The current national goal is to cut that figure down to around 400 megatonnes by 2030.

The ultimate goal is to reach net zero by 2050. That means the amount of carbon emitted minus the amount sequestered equals zero.

Agnew described those goals and the time anticipated to achieve them as "ambitious."

They would be achieved on the carbon emission side by cutting the amount of CO2 equivalents sent into the atmosphere and capturing the remainder from smokestacks.

A carbon tax also helps cut down on fossil fuel use by making oil and gas more expensive, thereby encouraging Canadians – including farmers and ranchers – to move to other forms of energy.

On the sequestration side, carbon is soaked up by plants and soil.

“We really need to be incentivizing and adopting practices that help on both sides: reducing emissions as well as boosting our sequestration,” Agnew said.

However, "developing quantification and verification protocols so that farmers can actually benefit from some sort of monetization of adopting these alternative practices or sequestering more carbon is going to be incredibly challenging,” she said.

“Basically it’s going to take a lot of time to develop these quantification protocols and time is something that we do not have.

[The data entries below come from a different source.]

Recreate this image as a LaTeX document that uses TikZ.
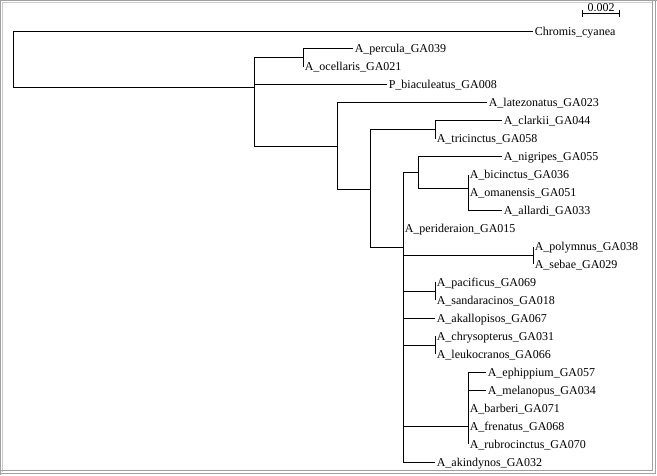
\documentclass[tikz,border=0pt]{standalone}
\usepackage{fontspec}
\setmainfont{Liberation Serif}
\usetikzlibrary{arrows.meta}
\definecolor{framegray}{RGB}{160,160,160}
\definecolor{framelight}{RGB}{205,205,205}

\begin{document}
\begin{tikzpicture}[x=1pt,y=-1pt,
  taxon/.style={anchor=west,inner xsep=1.6pt,inner ysep=0pt,text height=8pt,text depth=0pt,
    font=\fontsize{12}{14}\selectfont},
  branch/.style={line width=1pt}]

\useasboundingbox (0,0) rectangle (657,475);
\fill[white] (0,0) rectangle (657,475);
\draw[framegray,line width=1.2pt] (0.8,475) -- (0.8,0.8) -- (657,0.8);
\draw[framelight,line width=1pt] (2.5,472) -- (2.5,2.5) -- (652,2.5);
\draw[framegray,line width=1pt] (652,0) -- (652,470.5) -- (0,470.5);
\draw[framegray,line width=1pt] (655.5,0) -- (655.5,473.5) -- (0,473.5);

\node[taxon] (chromis) at (533.000000,31.000000) {Chromis\_cyanea};
\node[taxon] (percula) at (353.000000,48.960000) {A\_percula\_GA039};
\node[taxon] (ocellaris) at (303.000000,66.920000) {A\_ocellaris\_GA021};
\node[taxon] (biaculeatus) at (387.000000,84.880000) {P\_biaculeatus\_GA008};
\node[taxon] (latezonatus) at (487.000000,102.840000) {A\_latezonatus\_GA023};
\node[taxon] (clarkii) at (502.000000,120.800000) {A\_clarkii\_GA044};
\node[taxon] (tricinctus) at (435.000000,138.760000) {A\_tricinctus\_GA058};
\node[taxon] (nigripes) at (502.000000,156.720000) {A\_nigripes\_GA055};
\node[taxon] (bicinctus) at (468.000000,174.680000) {A\_bicinctus\_GA036};
\node[taxon] (omanensis) at (468.000000,192.640000) {A\_omanensis\_GA051};
\node[taxon] (allardi) at (502.000000,210.600000) {A\_allardi\_GA033};
\node[taxon] (perideraion) at (403.000000,228.560000) {A\_perideraion\_GA015};
\node[taxon] (polymnus) at (533.000000,246.520000) {A\_polymnus\_GA038};
\node[taxon] (sebae) at (533.000000,264.480000) {A\_sebae\_GA029};
\node[taxon] (pacificus) at (435.000000,282.440000) {A\_pacificus\_GA069};
\node[taxon] (sandaracinos) at (435.000000,300.400000) {A\_sandaracinos\_GA018};
\node[taxon] (akallopisos) at (435.000000,318.360000) {A\_akallopisos\_GA067};
\node[taxon] (chrysopterus) at (435.000000,336.320000) {A\_chrysopterus\_GA031};
\node[taxon] (leukocranos) at (435.000000,354.280000) {A\_leukocranos\_GA066};
\node[taxon] (ephippium) at (486.000000,372.240000) {A\_ephippium\_GA057};
\node[taxon] (melanopus) at (486.000000,390.200000) {A\_melanopus\_GA034};
\node[taxon] (barberi) at (468.000000,408.160000) {A\_barberi\_GA071};
\node[taxon] (frenatus) at (468.000000,426.120000) {A\_frenatus\_GA068};
\node[taxon] (rubrocinctus) at (468.000000,444.080000) {A\_rubrocinctus\_GA070};
\node[taxon] (akindynos) at (435.000000,462.040000) {A\_akindynos\_GA032};

\coordinate (root) at (13.000000,87.300000);
\coordinate (ingroup) at (254.500000,87.300000);
\coordinate (clown) at (303.000000,57.940000);
\coordinate (amphi) at (337.000000,146.300000);
\coordinate (core) at (370.000000,189.000000);
\coordinate (clarkiigrp) at (435.000000,129.780000);
\coordinate (crown) at (403.000000,247.700000);
\coordinate (nigripesgrp) at (418.000000,172.500000);
\coordinate (bicinctusgrp) at (468.000000,188.300000);
\coordinate (polymnusgrp) at (533.000000,255.500000);
\coordinate (pacificusgrp) at (435.000000,291.420000);
\coordinate (chrysopterusgrp) at (435.000000,345.300000);
\coordinate (ephippiumgrp) at (468.000000,426.120000);

\draw[branch] (root) |- (chromis.west);
\draw[branch] (root) -- (ingroup);
\draw[branch] (ingroup) |- (clown);
\draw[branch] (ingroup) |- (biaculeatus.west);
\draw[branch] (ingroup) |- (amphi);
\draw[branch] (clown) |- (percula.west);
\draw[branch] (clown) |- (ocellaris.west);
\draw[branch] (amphi) |- (latezonatus.west);
\draw[branch] (amphi) |- (core);
\draw[branch] (core) |- (clarkiigrp);
\draw[branch] (core) |- (crown);
\draw[branch] (clarkiigrp) |- (clarkii.west);
\draw[branch] (clarkiigrp) |- (tricinctus.west);
\draw[branch] (crown) |- (nigripesgrp);
\draw[branch] (crown) |- (perideraion.west);
\draw[branch] (crown) |- (polymnusgrp);
\draw[branch] (crown) |- (pacificusgrp);
\draw[branch] (crown) |- (akallopisos.west);
\draw[branch] (crown) |- (chrysopterusgrp);
\draw[branch] (crown) |- (ephippiumgrp);
\draw[branch] (crown) |- (akindynos.west);
\draw[branch] (nigripesgrp) |- (nigripes.west);
\draw[branch] (nigripesgrp) |- (bicinctusgrp);
\draw[branch] (bicinctusgrp) |- (bicinctus.west);
\draw[branch] (bicinctusgrp) |- (omanensis.west);
\draw[branch] (bicinctusgrp) |- (allardi.west);
\draw[branch] (polymnusgrp) |- (polymnus.west);
\draw[branch] (polymnusgrp) |- (sebae.west);
\draw[branch] (pacificusgrp) |- (pacificus.west);
\draw[branch] (pacificusgrp) |- (sandaracinos.west);
\draw[branch] (chrysopterusgrp) |- (chrysopterus.west);
\draw[branch] (chrysopterusgrp) |- (leukocranos.west);
\draw[branch] (ephippiumgrp) |- (ephippium.west);
\draw[branch] (ephippiumgrp) |- (melanopus.west);
\draw[branch] (ephippiumgrp) |- (barberi.west);
\draw[branch] (ephippiumgrp) |- (frenatus.west);
\draw[branch] (ephippiumgrp) |- (rubrocinctus.west);

\coordinate (barleft) at (582.000000,13.500000);
\coordinate (barright) at (620.000000,13.500000);
\node[anchor=base,inner sep=0pt,font=\fontsize{12}{14}\selectfont] (scalelabel) at (601.000000,11.500000) {0.002};
\draw[branch,{Bar[width=7pt]}-{Bar[width=7pt]}] (barleft) -- (barright);
\end{tikzpicture}
\end{document}
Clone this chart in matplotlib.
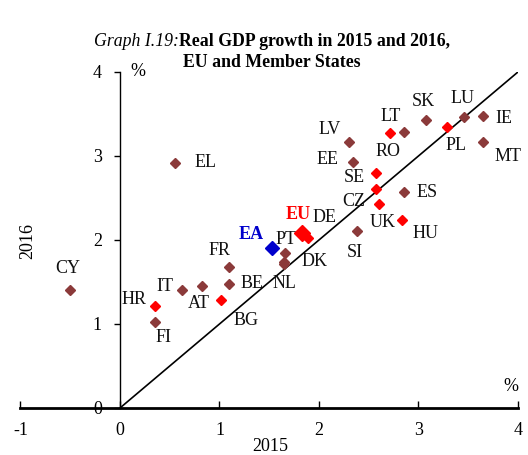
import matplotlib
matplotlib.use('Agg')
import matplotlib.pyplot as plt
import numpy as np

plt.rcParams['font.family'] = ['Liberation Serif', 'DejaVu Serif']
plt.rcParams['axes.unicode_minus'] = False

# data: real GDP growth (%), x = 2015, y = 2016
countries = ['CY', 'EL', 'HR', 'FI', 'IT', 'AT', 'BG', 'FR', 'BE', 'PT', 'DK', 'NL',
             'DE', 'SI', 'UK', 'HU', 'CZ', 'SE', 'ES', 'EE', 'LV', 'RO', 'LT', 'SK',
             'PL', 'LU', 'IE', 'MT']
gdp_2015 = [-0.50, 0.55, 0.35, 0.35, 0.62, 0.82, 1.02, 1.10, 1.10, 1.66, 1.65, 1.65,
            1.89, 2.38, 2.60, 2.83, 2.57, 2.57, 2.85, 2.34, 2.30, 2.71, 2.85, 3.08,
            3.29, 3.46, 3.65, 3.65]
gdp_2016 = [1.40, 2.92, 1.22, 1.02, 1.40, 1.45, 1.29, 1.68, 1.48, 1.85, 1.74, 1.71,
            2.02, 2.11, 2.43, 2.24, 2.61, 2.80, 2.57, 2.93, 3.17, 3.27, 3.29, 3.43,
            3.35, 3.46, 3.48, 3.17]
non_euro = ['HR', 'BG', 'DE', 'UK', 'HU', 'CZ', 'SE', 'RO', 'PL']

aggregates = ['EU', 'EA']
agg_2015 = [1.83, 1.53]
agg_2016 = [2.08, 1.90]

# label offsets in pixels (dx, dy) from each marker
offsets = {
    'CY': (-2, 22), 'EL': (31, 0), 'HR': (-21, 6), 'FI': (9, -15), 'IT': (-17, 4),
    'AT': (-3, -17), 'BG': (25, -21), 'FR': (-10, 16), 'BE': (23, 0), 'PT': (1, 13),
    'DK': (30, 0), 'NL': (0, -19), 'DE': (16, 21), 'SI': (-2, -22), 'UK': (4, -19),
    'HU': (24, -14), 'CZ': (-22, -13), 'SE': (-21, -5), 'ES': (24, 0), 'EE': (-25, 2),
    'LV': (-19, 12), 'RO': (-2, -18), 'LT': (-13, 15), 'SK': (-3, 18), 'PL': (9, -19),
    'LU': (-2, 19), 'IE': (21, -3), 'MT': (25, -15),
    'EU': (-4, 19), 'EA': (-21, 14),
}

brown = '#8b3a3a'
red = '#ff0000'
blue = '#0000cc'
fs = 13

fig = plt.figure(figsize=(5.28, 4.55), dpi=100)
ax = fig.add_axes([0.0388, 0.1033, 0.9422, 0.7385])

# 45 degree line
ax.plot([0, 4.03], [0, 4.03], color='black', lw=1.2, zorder=1)

for c, x, y in zip(countries, gdp_2015, gdp_2016):
    col = red if c in non_euro else brown
    ax.plot(x, y, marker='D', color=col, ms=5.3, ls='none', zorder=3)
    ax.annotate(c, (x, y), xytext=offsets[c], textcoords='offset pixels',
                ha='center', va='center', fontsize=fs, color='#111111')

ax.plot(agg_2015[0], agg_2016[0], marker='D', color=red, ms=8, ls='none', zorder=4)
ax.plot(agg_2015[1], agg_2016[1], marker='D', color=blue, ms=7, ls='none', zorder=4)
ax.annotate('EU', (agg_2015[0], agg_2016[0]), xytext=offsets['EU'], textcoords='offset pixels',
            ha='center', va='center', fontsize=fs, color=red, fontweight='bold')
ax.annotate('EA', (agg_2015[1], agg_2016[1]), xytext=offsets['EA'], textcoords='offset pixels',
            ha='center', va='center', fontsize=fs, color=blue, fontweight='bold')

ax.set_xlim(-1, 4)
ax.set_ylim(0, 4)
ax.spines['top'].set_visible(False)
ax.spines['right'].set_visible(False)
ax.spines['left'].set_position(('data', 0))
ax.spines['bottom'].set_position(('data', 0))
ax.spines['left'].set_linewidth(1.0)
ax.spines['bottom'].set_linewidth(2.0)
ax.patch.set_alpha(0)

ax.set_xticks(np.arange(-1, 5, 1))
ax.set_yticks(np.arange(0, 5, 1))
ax.tick_params(axis='x', direction='in', length=5, width=1, pad=10, labelsize=fs)
ax.tick_params(axis='y', direction='out', length=4, width=1, pad=9, labelsize=fs)

ax.text(0.1, 4.0, '%', fontsize=fs, ha='left', va='center')
ax.text(3.93, 0.25, '%', fontsize=fs, ha='center', va='center')
fig.text(0.511, 0.019, '2015', fontsize=fs, ha='center', va='center')
fig.text(0.052, 0.47, '2016', rotation=90, fontsize=fs, ha='center', va='center')

fig.text(0.339, 0.908, 'Graph I.19:', fontsize=12.8, style='italic', ha='right', va='center')
fig.text(0.339, 0.908, 'Real GDP growth in 2015 and 2016,', fontsize=12.8,
         fontweight='bold', ha='left', va='center')
fig.text(0.515, 0.862, 'EU and Member States', fontsize=12.8, fontweight='bold',
         ha='center', va='center')

fig.savefig('out.png', dpi=100)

“We need to figure this out quick.”

She said smart farms, like the one at Olds College could help, because they're all about cutting waste and cost via new technology.

"It's reducing fuel usage, reducing fertilizer usage, maximizing yields. The list goes on and on," she said.

At the same time, Agnew she said the costs and benefits of doing so need to be worked out carefully, because she said agriculture is an industry with “razor thin (profit) margins.”

"If these carbon taxes aren’t adopted globally, then Canadian ag will be at a global disadvantage,” she said.

There’s another issue too.

“We keep hearing more and more about us having to produce more food for a growing population.

“So how do we ensure that our requirement to reduce emissions, reduce our footprint, doesn’t conflict with our need to grow more food for a growing population,” Agnew asked.